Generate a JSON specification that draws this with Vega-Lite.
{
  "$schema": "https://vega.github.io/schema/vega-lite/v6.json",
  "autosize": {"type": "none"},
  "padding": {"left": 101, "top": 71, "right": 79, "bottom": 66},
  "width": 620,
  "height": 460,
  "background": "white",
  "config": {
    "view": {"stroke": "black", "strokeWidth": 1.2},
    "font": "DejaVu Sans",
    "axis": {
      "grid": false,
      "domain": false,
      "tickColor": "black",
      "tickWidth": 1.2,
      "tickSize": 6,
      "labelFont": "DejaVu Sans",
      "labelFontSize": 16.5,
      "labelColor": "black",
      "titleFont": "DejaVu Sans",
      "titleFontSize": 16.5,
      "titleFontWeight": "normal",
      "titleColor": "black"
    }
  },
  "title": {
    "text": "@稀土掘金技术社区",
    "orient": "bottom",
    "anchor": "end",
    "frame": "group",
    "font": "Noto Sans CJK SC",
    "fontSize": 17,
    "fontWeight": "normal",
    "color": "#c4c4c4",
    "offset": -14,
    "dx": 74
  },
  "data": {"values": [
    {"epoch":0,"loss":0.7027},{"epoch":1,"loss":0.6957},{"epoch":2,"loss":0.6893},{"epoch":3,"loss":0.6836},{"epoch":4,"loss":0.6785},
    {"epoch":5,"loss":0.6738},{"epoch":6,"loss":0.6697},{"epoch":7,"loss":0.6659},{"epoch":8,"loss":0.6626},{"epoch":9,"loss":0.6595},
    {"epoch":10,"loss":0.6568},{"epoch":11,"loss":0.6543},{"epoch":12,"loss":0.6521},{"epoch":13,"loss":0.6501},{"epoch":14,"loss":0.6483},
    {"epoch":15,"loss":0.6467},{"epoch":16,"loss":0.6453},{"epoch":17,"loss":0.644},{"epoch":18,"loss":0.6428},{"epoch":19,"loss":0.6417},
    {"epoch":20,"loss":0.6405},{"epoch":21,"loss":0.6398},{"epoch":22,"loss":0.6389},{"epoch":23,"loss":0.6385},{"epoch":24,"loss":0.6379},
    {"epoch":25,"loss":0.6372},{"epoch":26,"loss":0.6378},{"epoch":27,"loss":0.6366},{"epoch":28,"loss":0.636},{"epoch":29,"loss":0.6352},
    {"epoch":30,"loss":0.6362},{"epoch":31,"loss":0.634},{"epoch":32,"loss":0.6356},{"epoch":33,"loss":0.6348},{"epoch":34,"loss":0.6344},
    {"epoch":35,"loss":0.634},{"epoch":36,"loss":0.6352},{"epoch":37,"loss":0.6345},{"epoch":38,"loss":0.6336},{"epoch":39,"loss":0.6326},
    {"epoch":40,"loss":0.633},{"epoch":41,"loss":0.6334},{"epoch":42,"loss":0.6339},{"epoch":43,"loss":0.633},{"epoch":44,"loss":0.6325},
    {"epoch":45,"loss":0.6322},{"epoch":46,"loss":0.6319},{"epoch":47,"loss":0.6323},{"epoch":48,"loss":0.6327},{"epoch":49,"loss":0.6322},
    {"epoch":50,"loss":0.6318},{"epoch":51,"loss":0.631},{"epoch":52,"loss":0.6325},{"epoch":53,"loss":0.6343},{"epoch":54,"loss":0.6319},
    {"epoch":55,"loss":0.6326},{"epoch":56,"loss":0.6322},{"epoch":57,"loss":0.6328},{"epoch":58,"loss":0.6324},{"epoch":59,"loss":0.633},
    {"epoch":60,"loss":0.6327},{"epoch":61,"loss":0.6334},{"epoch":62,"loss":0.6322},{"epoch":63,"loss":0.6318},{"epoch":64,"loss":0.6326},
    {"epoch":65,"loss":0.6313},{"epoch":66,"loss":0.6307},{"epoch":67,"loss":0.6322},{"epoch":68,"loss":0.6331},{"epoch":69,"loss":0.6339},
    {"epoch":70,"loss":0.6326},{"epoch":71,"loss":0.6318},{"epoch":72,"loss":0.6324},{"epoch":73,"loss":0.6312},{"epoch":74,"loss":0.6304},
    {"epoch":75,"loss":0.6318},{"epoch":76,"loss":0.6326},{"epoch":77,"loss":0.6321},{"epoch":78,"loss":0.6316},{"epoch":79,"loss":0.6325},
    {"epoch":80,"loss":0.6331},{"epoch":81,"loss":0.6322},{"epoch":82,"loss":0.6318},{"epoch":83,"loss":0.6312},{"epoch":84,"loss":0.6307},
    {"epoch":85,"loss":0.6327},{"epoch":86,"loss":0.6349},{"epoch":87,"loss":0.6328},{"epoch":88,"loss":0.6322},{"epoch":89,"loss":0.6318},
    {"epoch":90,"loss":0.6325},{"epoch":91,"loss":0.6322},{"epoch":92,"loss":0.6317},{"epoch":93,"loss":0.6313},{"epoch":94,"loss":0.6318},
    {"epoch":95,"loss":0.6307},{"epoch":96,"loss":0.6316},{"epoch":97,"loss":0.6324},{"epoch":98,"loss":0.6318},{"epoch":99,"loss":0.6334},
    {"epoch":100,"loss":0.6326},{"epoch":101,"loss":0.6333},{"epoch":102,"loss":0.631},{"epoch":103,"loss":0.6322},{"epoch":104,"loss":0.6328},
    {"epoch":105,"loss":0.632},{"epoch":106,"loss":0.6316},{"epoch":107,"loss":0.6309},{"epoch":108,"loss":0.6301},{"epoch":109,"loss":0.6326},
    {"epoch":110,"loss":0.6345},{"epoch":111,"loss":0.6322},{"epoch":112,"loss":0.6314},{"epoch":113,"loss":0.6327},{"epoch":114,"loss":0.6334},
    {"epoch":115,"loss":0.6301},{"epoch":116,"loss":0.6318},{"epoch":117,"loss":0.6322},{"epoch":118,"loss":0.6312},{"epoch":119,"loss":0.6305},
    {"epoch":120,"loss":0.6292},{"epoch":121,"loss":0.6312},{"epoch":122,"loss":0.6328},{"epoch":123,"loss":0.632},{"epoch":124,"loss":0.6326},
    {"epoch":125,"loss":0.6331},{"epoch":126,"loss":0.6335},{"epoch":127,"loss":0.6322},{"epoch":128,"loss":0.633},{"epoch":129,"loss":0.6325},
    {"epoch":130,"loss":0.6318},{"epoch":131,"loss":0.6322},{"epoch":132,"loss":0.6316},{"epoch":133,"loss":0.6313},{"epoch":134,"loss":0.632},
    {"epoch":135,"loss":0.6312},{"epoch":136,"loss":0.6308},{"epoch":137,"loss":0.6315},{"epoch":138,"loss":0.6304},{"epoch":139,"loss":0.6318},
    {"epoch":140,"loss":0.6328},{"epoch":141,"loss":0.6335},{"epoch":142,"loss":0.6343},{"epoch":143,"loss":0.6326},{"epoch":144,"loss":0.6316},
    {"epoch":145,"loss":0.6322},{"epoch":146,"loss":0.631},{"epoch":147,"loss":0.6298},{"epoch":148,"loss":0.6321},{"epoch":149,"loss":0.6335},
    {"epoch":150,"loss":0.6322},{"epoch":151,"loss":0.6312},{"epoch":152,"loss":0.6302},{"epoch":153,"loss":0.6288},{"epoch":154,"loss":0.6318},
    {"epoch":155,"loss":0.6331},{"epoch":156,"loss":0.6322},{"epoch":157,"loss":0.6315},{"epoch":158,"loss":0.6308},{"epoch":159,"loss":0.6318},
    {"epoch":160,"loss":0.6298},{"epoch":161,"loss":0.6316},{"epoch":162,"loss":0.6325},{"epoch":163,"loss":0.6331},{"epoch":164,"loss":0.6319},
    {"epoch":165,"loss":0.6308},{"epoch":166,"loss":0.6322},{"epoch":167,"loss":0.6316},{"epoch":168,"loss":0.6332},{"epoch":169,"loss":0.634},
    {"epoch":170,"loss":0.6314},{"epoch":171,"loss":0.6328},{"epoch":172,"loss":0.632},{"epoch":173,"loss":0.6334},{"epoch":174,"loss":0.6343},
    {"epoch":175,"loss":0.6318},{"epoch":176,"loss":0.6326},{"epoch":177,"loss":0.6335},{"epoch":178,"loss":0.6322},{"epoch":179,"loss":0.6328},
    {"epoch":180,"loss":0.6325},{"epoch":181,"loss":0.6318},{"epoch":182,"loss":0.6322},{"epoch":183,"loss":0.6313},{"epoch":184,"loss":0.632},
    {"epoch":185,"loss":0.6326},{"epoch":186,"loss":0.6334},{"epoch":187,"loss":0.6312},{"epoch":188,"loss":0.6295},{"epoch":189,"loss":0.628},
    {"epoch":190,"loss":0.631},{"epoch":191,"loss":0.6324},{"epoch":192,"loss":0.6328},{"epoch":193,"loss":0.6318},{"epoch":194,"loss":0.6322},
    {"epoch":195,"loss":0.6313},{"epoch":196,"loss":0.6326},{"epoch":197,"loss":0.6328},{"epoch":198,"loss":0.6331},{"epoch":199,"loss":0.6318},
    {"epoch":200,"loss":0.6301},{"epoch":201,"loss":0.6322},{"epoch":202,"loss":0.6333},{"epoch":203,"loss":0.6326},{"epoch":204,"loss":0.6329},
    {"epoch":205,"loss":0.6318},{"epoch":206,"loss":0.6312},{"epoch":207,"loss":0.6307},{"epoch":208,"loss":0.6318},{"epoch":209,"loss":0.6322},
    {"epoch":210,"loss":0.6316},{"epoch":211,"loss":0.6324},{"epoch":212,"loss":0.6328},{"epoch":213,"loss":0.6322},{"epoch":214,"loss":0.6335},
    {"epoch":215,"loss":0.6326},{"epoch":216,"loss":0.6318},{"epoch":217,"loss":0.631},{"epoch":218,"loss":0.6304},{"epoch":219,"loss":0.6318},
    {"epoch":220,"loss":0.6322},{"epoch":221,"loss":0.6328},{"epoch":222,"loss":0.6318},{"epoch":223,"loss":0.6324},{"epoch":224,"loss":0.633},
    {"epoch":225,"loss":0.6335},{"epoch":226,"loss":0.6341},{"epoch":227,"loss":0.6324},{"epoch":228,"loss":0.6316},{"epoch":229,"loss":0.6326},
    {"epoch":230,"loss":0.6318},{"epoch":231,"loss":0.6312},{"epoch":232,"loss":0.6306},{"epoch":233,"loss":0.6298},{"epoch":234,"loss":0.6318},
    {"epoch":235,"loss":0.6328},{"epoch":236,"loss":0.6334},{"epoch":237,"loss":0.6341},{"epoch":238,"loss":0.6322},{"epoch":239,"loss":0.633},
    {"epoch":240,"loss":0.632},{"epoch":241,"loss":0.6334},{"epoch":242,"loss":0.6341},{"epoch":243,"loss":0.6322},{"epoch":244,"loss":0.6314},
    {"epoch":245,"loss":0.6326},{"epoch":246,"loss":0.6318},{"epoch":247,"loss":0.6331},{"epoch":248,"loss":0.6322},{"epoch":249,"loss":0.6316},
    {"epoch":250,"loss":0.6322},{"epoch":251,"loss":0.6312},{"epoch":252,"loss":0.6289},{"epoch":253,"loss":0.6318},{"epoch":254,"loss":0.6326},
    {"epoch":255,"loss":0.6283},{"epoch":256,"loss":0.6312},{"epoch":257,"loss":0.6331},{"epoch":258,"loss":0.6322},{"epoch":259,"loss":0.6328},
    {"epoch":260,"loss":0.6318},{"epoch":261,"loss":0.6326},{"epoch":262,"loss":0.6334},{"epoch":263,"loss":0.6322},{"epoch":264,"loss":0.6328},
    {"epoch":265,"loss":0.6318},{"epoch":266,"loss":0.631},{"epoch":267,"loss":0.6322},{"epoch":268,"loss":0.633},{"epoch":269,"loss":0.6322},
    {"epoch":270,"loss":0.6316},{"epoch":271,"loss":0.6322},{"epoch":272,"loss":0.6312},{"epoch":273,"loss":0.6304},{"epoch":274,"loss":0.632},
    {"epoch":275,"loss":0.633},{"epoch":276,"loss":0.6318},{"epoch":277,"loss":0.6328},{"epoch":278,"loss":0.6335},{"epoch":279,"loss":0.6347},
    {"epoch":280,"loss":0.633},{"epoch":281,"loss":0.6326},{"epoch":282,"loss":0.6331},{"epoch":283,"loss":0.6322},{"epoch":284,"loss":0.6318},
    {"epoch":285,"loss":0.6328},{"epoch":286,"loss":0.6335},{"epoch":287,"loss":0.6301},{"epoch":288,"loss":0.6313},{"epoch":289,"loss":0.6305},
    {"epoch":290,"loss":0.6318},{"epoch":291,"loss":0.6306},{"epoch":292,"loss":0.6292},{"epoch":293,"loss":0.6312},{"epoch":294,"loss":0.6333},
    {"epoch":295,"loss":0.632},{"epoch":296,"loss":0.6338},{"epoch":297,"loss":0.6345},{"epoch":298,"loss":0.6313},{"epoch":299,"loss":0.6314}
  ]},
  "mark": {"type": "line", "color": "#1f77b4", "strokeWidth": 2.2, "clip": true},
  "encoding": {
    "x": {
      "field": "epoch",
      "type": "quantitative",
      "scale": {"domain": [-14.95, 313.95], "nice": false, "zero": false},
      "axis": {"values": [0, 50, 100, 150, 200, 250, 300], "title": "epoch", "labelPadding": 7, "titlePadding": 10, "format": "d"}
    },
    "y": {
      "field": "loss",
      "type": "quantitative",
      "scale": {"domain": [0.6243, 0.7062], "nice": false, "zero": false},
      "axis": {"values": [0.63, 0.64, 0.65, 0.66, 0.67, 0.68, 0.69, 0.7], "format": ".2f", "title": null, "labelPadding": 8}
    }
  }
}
==========
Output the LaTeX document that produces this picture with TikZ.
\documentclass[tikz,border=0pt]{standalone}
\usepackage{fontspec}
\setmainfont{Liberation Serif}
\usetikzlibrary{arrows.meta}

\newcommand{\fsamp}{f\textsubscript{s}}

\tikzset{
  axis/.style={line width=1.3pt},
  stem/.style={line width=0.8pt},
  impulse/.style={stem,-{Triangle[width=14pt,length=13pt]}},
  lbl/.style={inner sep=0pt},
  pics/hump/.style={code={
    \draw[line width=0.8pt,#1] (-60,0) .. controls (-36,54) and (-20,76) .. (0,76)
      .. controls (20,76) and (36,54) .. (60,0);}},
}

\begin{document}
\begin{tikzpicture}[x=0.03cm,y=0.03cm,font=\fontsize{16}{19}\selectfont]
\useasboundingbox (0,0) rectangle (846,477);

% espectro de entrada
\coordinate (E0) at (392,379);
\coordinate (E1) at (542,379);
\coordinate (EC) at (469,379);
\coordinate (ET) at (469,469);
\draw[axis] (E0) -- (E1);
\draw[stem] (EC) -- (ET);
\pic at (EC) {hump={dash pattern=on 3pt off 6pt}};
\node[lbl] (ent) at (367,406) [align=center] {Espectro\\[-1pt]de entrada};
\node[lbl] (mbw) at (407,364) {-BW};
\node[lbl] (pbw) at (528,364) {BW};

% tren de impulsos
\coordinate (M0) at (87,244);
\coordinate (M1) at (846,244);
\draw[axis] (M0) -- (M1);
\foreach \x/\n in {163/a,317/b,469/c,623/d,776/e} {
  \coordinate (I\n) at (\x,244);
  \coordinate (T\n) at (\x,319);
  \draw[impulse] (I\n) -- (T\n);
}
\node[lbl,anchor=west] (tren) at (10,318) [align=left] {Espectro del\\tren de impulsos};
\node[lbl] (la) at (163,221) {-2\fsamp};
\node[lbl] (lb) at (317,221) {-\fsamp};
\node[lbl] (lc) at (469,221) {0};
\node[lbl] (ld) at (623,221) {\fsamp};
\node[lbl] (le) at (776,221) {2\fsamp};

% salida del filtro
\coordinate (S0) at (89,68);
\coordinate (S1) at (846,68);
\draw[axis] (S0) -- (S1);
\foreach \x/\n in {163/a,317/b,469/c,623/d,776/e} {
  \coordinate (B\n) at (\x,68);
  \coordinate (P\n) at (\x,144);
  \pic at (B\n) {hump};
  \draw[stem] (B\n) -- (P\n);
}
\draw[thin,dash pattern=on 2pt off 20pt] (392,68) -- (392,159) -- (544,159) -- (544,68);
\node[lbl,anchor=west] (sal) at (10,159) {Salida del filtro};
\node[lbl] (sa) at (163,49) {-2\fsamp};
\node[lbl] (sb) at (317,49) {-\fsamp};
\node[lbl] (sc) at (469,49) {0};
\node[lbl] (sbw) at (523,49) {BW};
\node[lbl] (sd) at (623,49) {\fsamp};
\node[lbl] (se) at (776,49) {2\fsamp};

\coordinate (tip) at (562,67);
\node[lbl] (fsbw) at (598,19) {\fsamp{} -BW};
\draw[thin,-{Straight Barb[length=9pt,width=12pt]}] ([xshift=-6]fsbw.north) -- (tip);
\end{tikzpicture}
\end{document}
==========
● **What the task asks**: Scan the material and collect every line that contains "with".

● **Task response**:
Generate a JSON specification that draws this with Vega-Lite.
Output the LaTeX document that produces this picture with TikZ.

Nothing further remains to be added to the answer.